## Set problem:
Leave out the pictures and set down exactly the lines from the start of the listing through the one with "plt.rcParams['axes.unicode_minus'] = False", both included.

Rows from a dataset

— start —

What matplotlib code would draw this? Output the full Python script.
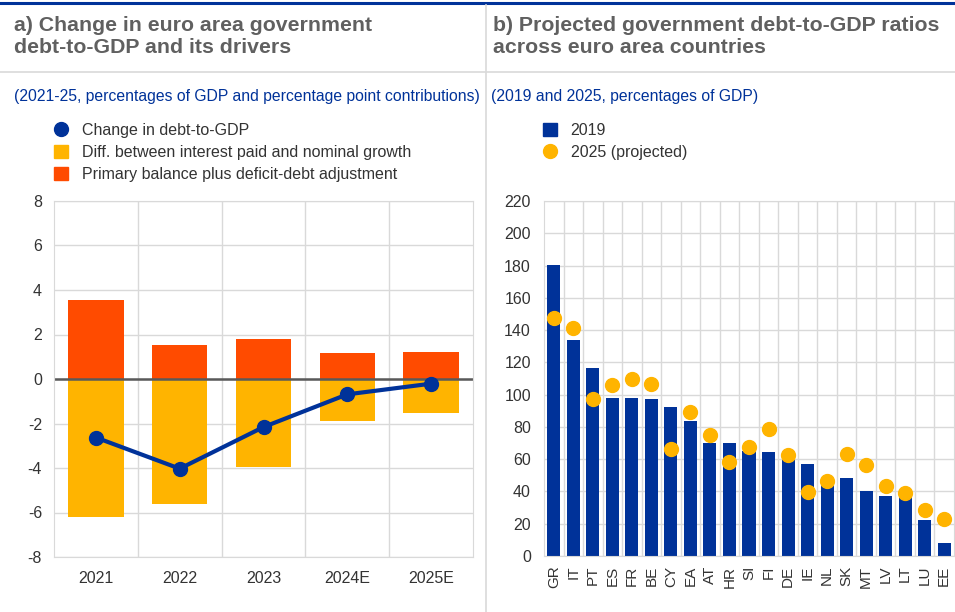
import matplotlib.pyplot as plt
import numpy as np
from matplotlib.lines import Line2D
from matplotlib.patches import Patch

plt.rcParams['font.family'] = ['Liberation Sans', 'DejaVu Sans']
plt.rcParams['axes.unicode_minus'] = False

# panel a data
years = ["2021", "2022", "2023", "2024E", "2025E"]
primary_balance = [3.55, 1.53, 1.8, 1.17, 1.23]
interest_growth = [-6.2, -5.6, -3.94, -1.87, -1.53]
debt_change = [-2.63, -4.03, -2.16, -0.69, -0.21]

# panel b data
countries = ["GR", "IT", "PT", "ES", "FR", "BE", "CY", "EA", "AT", "HR", "SI",
             "FI", "DE", "IE", "NL", "SK", "MT", "LV", "LT", "LU", "EE"]
debt_2019 = [180.2, 133.8, 116.4, 98.2, 98.2, 97.4, 92.6, 83.9, 70.2, 70.2, 65.0,
             64.6, 59.8, 56.8, 45.0, 48.1, 40.0, 36.9, 37.0, 22.4, 8.1]
debt_2025 = [147.5, 141.0, 97.4, 106.0, 109.8, 106.7, 66.1, 89.1, 74.8, 58.2, 67.7,
             78.9, 62.4, 39.8, 46.4, 63.0, 56.6, 43.1, 39.2, 28.6, 23.0]

BLUE = "#003299"
YELLOW = "#ffb400"
RED = "#ff4b00"
GRID = "#d9d9d9"
TXT = "#333333"

W, H = 955, 612
fig = plt.figure(figsize=(W / 100, H / 100), dpi=100)


def px_axes(x0, y0, x1, y1):
    return fig.add_axes([x0 / W, 1 - y1 / H, (x1 - x0) / W, (y1 - y0) / H])


# frame lines
fig.add_artist(Line2D([0, 1], [1 - 3 / H, 1 - 3 / H], color=BLUE, lw=2.2))
fig.add_artist(Line2D([0, 1], [1 - 72 / H, 1 - 72 / H], color=GRID, lw=1.2))
fig.add_artist(Line2D([486 / W, 486 / W], [0, 1 - 5 / H], color=GRID, lw=1.2))

# titles
fig.text(14 / W, 1 - 16 / H, "a) Change in euro area government\ndebt-to-GDP and its drivers",
         fontsize=15.3, fontweight="bold", color="#606060", va="top", linespacing=1.18)
fig.text(493 / W, 1 - 16 / H, "b) Projected government debt-to-GDP ratios\nacross euro area countries",
         fontsize=15.3, fontweight="bold", color="#606060", va="top", linespacing=1.18)
fig.text(14 / W, 1 - 97 / H, "(2021-25, percentages of GDP and percentage point contributions)",
         fontsize=11.3, color=BLUE, va="center")
fig.text(491 / W, 1 - 97 / H, "(2019 and 2025, percentages of GDP)",
         fontsize=11.3, color=BLUE, va="center")


def style(ax):
    ax.set_axisbelow(True)
    ax.grid(True, which="minor", color=GRID, lw=1)
    ax.grid(True, which="major", axis="y", color=GRID, lw=1)
    for s in ax.spines.values():
        s.set_color(GRID)
    ax.tick_params(which="both", length=0, labelsize=11.5, colors=TXT)


# panel a
ax1 = px_axes(54, 201, 473, 557)
x = np.arange(len(years))
ax1.bar(x, primary_balance, width=0.66, color=RED)
ax1.bar(x, interest_growth, width=0.66, color=YELLOW)
ax1.axhline(0, color="#595959", lw=1.8)
ax1.plot(x, debt_change, color=BLUE, lw=3, marker="o", ms=10)
ax1.set_xlim(-0.5, len(years) - 0.5)
ax1.set_ylim(-8, 8)
ax1.set_yticks(range(-8, 9, 2))
ax1.set_xticks(x)
ax1.set_xticklabels(years)
ax1.set_xticks(np.arange(0.5, len(years) - 0.5), minor=True)
style(ax1)
ax1.tick_params(axis="y", pad=8.6)
ax1.tick_params(axis="x", pad=10)

leg1 = [Line2D([], [], color=BLUE, marker="o", ls="", ms=10),
        Patch(color=YELLOW), Patch(color=RED)]
fig.legend(leg1, ["Change in debt-to-GDP", "Diff. between interest paid and nominal growth",
                  "Primary balance plus deficit-debt adjustment"],
           loc="upper left", bbox_to_anchor=(40 / W, 1 - 109 / H), frameon=False,
           fontsize=11.5, handlelength=0.85, handleheight=0.85, handletextpad=0.85,
           labelspacing=0.42, labelcolor=TXT)

# panel b
ax2 = px_axes(544, 201, 954, 556)
xb = np.arange(len(countries))
ax2.bar(xb, debt_2019, width=0.67, color=BLUE)
ax2.plot(xb, debt_2025, ls="", marker="o", ms=10, color=YELLOW)
ax2.set_xlim(-0.5, len(countries) - 0.5)
ax2.set_ylim(0, 220)
ax2.set_yticks(range(0, 221, 20))
ax2.set_xticks(xb)
ax2.set_xticklabels(countries, rotation=90)
ax2.set_xticks(np.arange(0.5, len(countries) - 0.5), minor=True)
style(ax2)
ax2.tick_params(axis="y", pad=9.4)
ax2.tick_params(axis="x", pad=7, labelsize=11)

leg2 = [Patch(color=BLUE), Line2D([], [], color=YELLOW, marker="o", ls="", ms=10)]
fig.legend(leg2, ["2019", "2025 (projected)"],
           loc="upper left", bbox_to_anchor=(529 / W, 1 - 109 / H), frameon=False,
           fontsize=11.5, handlelength=0.85, handleheight=0.85, handletextpad=0.85,
           labelspacing=0.42, labelcolor=TXT)

fig.savefig("out.png", dpi=100)
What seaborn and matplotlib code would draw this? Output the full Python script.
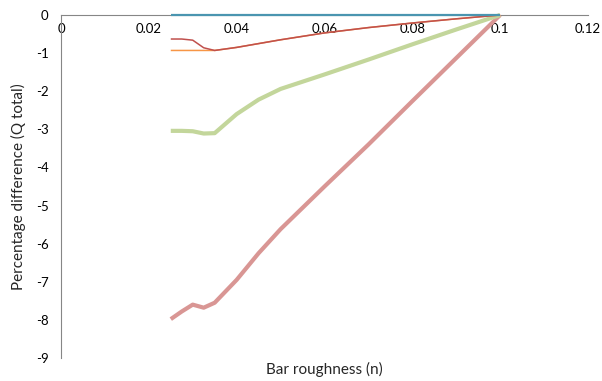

— end —

## Result of this task:
What matplotlib code would draw this? Output the full Python script.
import matplotlib.pyplot as plt
import numpy as np
from matplotlib.lines import Line2D
from matplotlib.patches import Patch

plt.rcParams['font.family'] = ['Liberation Sans', 'DejaVu Sans']
plt.rcParams['axes.unicode_minus'] = False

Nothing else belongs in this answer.